Records from a data collection
[Start]
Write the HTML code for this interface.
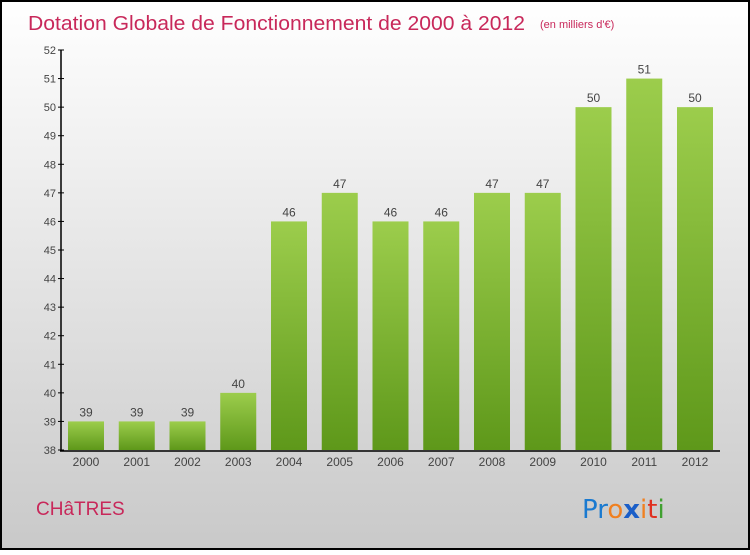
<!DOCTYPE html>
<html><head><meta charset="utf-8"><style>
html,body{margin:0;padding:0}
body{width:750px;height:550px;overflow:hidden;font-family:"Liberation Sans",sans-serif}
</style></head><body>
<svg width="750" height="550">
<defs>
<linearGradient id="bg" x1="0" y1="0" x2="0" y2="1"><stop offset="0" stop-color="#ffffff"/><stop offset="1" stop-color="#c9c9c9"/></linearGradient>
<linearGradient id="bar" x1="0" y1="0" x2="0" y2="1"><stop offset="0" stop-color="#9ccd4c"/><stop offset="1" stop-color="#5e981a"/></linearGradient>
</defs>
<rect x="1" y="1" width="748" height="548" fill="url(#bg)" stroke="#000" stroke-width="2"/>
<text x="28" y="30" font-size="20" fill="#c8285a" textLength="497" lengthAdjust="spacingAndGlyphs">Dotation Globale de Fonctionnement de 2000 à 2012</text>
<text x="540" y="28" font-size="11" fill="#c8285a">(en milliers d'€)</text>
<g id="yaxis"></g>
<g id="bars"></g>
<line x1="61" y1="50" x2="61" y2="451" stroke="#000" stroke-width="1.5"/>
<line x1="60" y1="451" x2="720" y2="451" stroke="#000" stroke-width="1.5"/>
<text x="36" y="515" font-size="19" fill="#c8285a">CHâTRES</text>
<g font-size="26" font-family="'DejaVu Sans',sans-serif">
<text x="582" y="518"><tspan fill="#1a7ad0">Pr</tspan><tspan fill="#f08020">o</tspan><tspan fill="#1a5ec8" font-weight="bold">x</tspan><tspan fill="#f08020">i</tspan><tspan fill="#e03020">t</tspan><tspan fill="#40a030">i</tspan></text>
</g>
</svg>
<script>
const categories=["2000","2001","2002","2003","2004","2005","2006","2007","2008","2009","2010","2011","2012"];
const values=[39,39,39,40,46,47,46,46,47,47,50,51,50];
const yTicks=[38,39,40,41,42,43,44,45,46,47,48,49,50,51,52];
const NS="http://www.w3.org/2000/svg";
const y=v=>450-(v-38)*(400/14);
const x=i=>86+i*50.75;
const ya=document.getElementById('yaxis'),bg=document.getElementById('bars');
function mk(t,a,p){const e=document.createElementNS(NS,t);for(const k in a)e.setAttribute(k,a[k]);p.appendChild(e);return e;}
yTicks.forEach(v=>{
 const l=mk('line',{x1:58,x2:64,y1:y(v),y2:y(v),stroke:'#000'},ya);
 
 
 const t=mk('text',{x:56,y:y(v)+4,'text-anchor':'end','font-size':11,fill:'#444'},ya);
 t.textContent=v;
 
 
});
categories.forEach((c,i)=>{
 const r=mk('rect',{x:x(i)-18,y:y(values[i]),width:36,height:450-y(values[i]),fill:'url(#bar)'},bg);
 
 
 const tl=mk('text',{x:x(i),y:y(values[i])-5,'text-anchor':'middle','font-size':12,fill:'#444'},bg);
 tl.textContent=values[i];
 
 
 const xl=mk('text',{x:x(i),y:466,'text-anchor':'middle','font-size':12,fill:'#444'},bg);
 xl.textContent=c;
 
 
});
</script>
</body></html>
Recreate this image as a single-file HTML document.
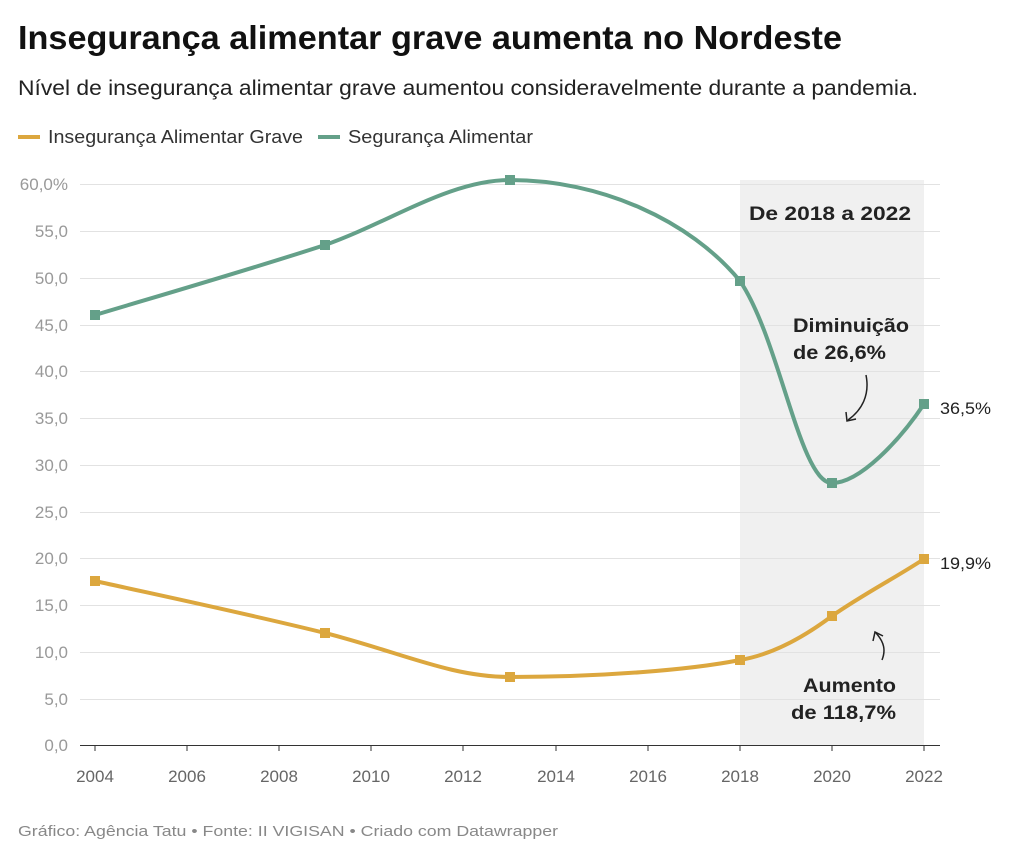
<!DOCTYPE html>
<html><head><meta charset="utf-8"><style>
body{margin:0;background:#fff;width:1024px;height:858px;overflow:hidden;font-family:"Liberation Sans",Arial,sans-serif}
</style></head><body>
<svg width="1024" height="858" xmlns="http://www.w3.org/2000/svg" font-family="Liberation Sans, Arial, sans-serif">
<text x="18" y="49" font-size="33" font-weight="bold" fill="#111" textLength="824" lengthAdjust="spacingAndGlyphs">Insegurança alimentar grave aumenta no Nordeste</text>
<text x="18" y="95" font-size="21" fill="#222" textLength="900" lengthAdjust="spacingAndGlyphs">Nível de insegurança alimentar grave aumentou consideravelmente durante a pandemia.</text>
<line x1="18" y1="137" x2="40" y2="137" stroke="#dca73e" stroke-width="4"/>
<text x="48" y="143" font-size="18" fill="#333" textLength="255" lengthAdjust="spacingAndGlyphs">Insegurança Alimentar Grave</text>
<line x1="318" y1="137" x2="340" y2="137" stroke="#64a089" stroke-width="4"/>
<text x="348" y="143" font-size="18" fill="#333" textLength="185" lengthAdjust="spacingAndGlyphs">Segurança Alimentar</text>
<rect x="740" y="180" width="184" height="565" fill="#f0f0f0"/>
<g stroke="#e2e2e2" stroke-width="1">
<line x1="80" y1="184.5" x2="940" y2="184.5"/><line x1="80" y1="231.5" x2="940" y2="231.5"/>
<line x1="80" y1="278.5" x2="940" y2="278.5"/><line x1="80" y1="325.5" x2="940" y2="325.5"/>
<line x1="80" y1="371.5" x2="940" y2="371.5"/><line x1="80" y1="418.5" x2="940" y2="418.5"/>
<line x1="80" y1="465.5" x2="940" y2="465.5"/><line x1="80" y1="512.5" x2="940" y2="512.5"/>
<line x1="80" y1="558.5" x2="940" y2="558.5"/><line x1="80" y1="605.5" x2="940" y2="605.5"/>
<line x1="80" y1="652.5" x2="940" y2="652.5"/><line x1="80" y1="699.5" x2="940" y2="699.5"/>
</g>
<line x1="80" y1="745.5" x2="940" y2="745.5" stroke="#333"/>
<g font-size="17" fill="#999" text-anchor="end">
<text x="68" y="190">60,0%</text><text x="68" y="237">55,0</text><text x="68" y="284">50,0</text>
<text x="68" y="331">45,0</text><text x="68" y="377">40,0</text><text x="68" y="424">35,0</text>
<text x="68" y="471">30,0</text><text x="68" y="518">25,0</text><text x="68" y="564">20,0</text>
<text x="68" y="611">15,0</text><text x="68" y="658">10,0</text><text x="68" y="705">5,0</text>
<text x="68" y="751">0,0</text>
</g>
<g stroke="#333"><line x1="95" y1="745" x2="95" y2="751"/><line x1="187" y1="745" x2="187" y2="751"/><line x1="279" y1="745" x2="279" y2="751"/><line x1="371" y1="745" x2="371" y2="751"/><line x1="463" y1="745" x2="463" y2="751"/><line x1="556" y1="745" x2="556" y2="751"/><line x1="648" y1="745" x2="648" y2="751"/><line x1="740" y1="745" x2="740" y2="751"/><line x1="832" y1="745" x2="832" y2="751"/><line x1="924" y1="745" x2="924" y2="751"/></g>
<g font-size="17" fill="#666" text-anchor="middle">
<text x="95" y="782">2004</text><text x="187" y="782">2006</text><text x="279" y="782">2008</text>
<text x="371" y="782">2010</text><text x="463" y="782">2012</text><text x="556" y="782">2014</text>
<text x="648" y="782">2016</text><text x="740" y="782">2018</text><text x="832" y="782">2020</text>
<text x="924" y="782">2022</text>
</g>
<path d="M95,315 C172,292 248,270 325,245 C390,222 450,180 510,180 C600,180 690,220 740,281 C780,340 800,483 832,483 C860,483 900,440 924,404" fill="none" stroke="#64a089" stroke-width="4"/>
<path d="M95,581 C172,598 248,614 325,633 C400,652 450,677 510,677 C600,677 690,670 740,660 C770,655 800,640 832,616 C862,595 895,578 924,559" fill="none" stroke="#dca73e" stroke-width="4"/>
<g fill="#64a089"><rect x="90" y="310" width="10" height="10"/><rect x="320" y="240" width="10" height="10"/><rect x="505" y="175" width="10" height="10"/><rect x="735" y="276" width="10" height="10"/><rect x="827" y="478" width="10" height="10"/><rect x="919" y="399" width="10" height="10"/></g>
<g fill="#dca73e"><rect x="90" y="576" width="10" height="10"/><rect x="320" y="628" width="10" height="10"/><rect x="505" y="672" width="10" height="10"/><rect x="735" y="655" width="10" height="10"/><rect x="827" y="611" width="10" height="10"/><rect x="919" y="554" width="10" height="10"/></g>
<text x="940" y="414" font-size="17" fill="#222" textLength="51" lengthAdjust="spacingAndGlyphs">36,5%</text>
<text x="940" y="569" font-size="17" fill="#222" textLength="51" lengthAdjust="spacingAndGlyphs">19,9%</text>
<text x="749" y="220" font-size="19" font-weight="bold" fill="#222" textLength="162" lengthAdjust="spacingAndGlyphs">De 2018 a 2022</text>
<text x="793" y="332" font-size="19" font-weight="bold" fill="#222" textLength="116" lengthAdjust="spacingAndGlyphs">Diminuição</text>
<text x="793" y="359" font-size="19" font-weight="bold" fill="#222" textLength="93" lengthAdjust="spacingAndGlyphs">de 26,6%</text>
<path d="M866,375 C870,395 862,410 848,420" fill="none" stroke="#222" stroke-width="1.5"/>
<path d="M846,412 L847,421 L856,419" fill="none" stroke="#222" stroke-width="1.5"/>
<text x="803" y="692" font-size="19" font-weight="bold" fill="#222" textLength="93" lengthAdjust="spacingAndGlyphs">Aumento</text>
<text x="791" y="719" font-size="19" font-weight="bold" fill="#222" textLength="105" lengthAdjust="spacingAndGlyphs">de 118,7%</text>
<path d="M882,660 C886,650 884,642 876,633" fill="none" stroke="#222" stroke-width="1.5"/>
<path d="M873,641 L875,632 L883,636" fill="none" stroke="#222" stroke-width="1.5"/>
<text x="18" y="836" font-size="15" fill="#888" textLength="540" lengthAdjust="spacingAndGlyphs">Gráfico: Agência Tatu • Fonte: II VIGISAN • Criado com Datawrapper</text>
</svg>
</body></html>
[End]
■ Task description
Copy out every line holding the string "this".

■ Full answer
Write the HTML code for this interface.
Recreate this image as a single-file HTML document.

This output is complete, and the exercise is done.